We obviously can't build if we don't know how to use the tools given, so the trainers gave everybody a quick demonstration on how ridiculously simple it is to build walls, towers, stairs etc, all they did mainly is "Compact, Position, Tap, Remove". They didn't actually say that, I just invented that. But that is mainly what they do.

And then it was construction time. Because you can only build properly with wet sand, some guys have to constantly bring water to keep the sand moist. And where to get the water? Not a tap, but the nearby sea. I found that if you know when the tide comes in, filling up the pails take much less time! And it makes you wetter.

While everybody was toiling under the confusing weather(I say confusing because sometimes it was hot and sunny, sometimes there were clouds, sometimes it drizzled lightly), I saw the RI staff members trickling in. The principal and deputy headmaster showed up to see what we were doing.

Then I realized that this whole thing is also an excuse for teachers to enjoy themselves at the beach! Some teachers even brought their kids to play in the sand. The only difference between us and them is that their objective is to have fun, while ours is to satisfy the given requirements of the scenario, which is precisely what homework projects sound like. Of course, maybe it is good that the teachers are here instead of cooped up in the office cubicles...
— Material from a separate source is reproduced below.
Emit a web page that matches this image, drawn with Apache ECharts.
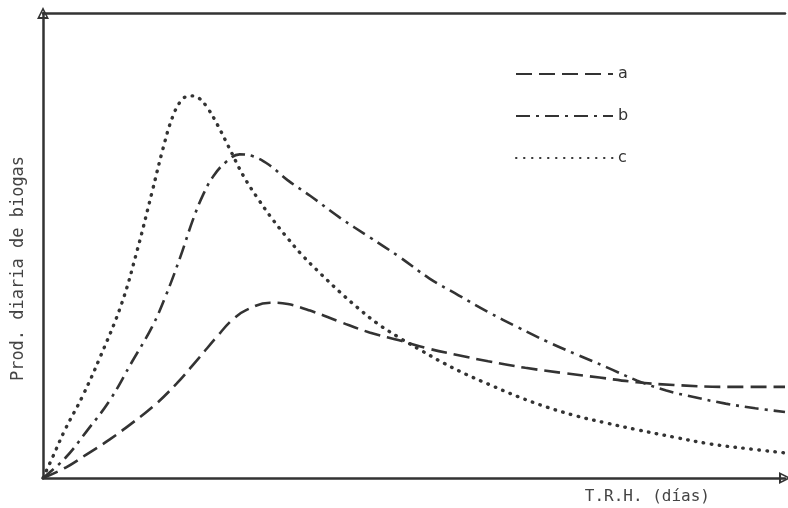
<!DOCTYPE html>
<html>
<head>
<meta charset="utf-8">
<script src="https://cdn.jsdelivr.net/npm/echarts@6/dist/echarts.min.js"></script>
<style>html,body{margin:0;padding:0;background:#fff}#c{width:788px;height:508px}</style>
</head>
<body>
<div id="c"></div>
<script>
// Series names
var seriesNames = ['a', 'b', 'c'];
// Curve a (dashed): [T.R.H., production]
var seriesA = [[0,0],[3,2.2],[6,5.2],[9,8.3],[12,11.8],[15,15.6],[18,20.3],[21,25.8],[23.5,30.5],[25.5,34],[27.5,36.2],[30.6,37.7],[33,37.4],[36,36],[40,33.6],[44,31.3],[48,29.6],[52,27.8],[56,26.4],[60,25.1],[65,23.7],[70,22.6],[75,21.6],[80,20.6],[85,20],[92,19.6],[100,19.6]];
// Curve b (dash-dot)
var seriesB = [[0,0],[3,4.3],[6,10.3],[9,16.7],[12,25],[14.7,32.5],[16.5,39],[18.5,47.5],[20.2,55.5],[21.6,61],[23,65],[24.7,68],[26.5,69.6],[28.3,69.2],[30.5,67.3],[33,64],[36,60.7],[40,56],[44,51.8],[48,47.6],[52,43],[56,39.3],[60,35.7],[64,32.4],[68,29.3],[72,26.5],[76,23.8],[80,21],[84,18.8],[88,17.3],[92,16],[96,15],[100,14.2]];
// Curve c (dotted)
var seriesC = [[0,0],[1.3,4.5],[3,10.5],[5.3,17.5],[7.7,26],[10.6,37.5],[12.7,49],[14.7,61.5],[16.2,71],[17.5,77.8],[18.7,81.3],[19.8,82.2],[21,81.7],[22.2,79.5],[23.5,76],[25,71.3],[27,65],[29,60],[31,55.5],[33,51.5],[35,47.8],[37.5,43.8],[40,40],[42.5,36.5],[45,33.3],[48,30.2],[51,27.4],[54,24.7],[57,22.3],[60,20.2],[64,17.5],[68,15.2],[72,13.3],[76,11.8],[80,10.4],[85,8.8],[90,7.3],[95,6.3],[100,5.4]];
var xName = 'T.R.H. (días)';
var yName = 'Prod. diaria de biogas';

var ink = '#333';
var labelFont = 'DejaVu Sans Mono';
var arrowPath = 'path://M0,0 L10,20 L-10,20 Z M0,6 L-5.5,16.5 L5.5,16.5 Z';
var chart = echarts.init(document.getElementById('c'));
chart.setOption({
  backgroundColor: '#fff',
  animation: false,
  grid: {left: 43, right: 3, top: 13, bottom: 30, outerBoundsMode: 'none', containLabel: false},
  legend: {
    orient: 'vertical', left: 510, top: 61,
    itemWidth: 97, itemHeight: 14, itemGap: 26,
    itemStyle: {opacity: 0},
    textStyle: {fontFamily: 'DejaVu Sans', fontSize: 16, color: '#333'},
    data: seriesNames
  },
  xAxis: [{
    type: 'value', min: 0, max: 100,
    name: xName, nameLocation: 'end', nameGap: -75,
    nameTextStyle: {align: 'right', verticalAlign: 'top', padding: [11, 0, 0, 0], fontFamily: labelFont, fontSize: 16, color: '#444'},
    axisLine: {show: true, lineStyle: {color: ink, width: 2.5}, symbol: ['none', arrowPath], symbolSize: [12, 18]},
    axisTick: {show: false}, axisLabel: {show: false}, splitLine: {show: false}
  }, {
    type: 'value', min: 0, max: 100, position: 'top',
    axisLine: {show: true, lineStyle: {color: ink, width: 2.5}},
    axisTick: {show: false}, axisLabel: {show: false}, splitLine: {show: false}
  }],
  yAxis: {
    type: 'value', min: 0, max: 100,
    name: yName, nameLocation: 'middle', nameGap: 16,
    nameTextStyle: {fontFamily: labelFont, fontSize: 17, color: '#444', padding: [0, 0, 0, -46]},
    axisLine: {show: true, lineStyle: {color: ink, width: 2.5}, symbol: ['none', arrowPath], symbolSize: [12, 18]},
    axisTick: {show: false}, axisLabel: {show: false}, splitLine: {show: false}
  },
  series: [
    {name: 'a', type: 'line', data: seriesA, smooth: 0.4, symbol: 'none', lineStyle: {color: ink, width: 2.6, type: [16, 7], cap: 'butt'}, itemStyle: {color: ink}},
    {name: 'b', type: 'line', data: seriesB, smooth: 0.4, symbol: 'none', lineStyle: {color: ink, width: 2.6, type: [14, 6, 3, 6], cap: 'butt'}, itemStyle: {color: ink}},
    {name: 'c', type: 'line', data: seriesC, smooth: 0.4, symbol: 'none', lineStyle: {color: ink, width: 3.4, type: [0.5, 7.5], cap: 'round'}, itemStyle: {color: ink}}
  ]
});
</script>
</body>
</html>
Even when this castle-building activity finally ended, my day hadn't yet: right after that I had to make my way to a Japanese Noh performance at the National Library Drama Theatre(first time in there, and it is actually a good performance venue in term of the audience). If you're wondering what Noh(or Nogaku) is, here's the Wikipedia article. Basically, it's a form of Japanese drama, where everything(yes, EVERYTHING) is done gracefully without haste...which is kinda bad since I just used up a lot of energy at the beach. Slow performance = higher chance of dozing off. Anyway, that concert finally ended at 10pm!!!

See how busy the first week is?!? I just wish the rest of the weeks aren't as jam-packed, because these five days have been VERY exhausting! Hopefully things can finally settle down and I can get accustomed to normal school life again...without getting a nervous breakdown. I know that 2010 is a year of so many brand new things, but not too many at once!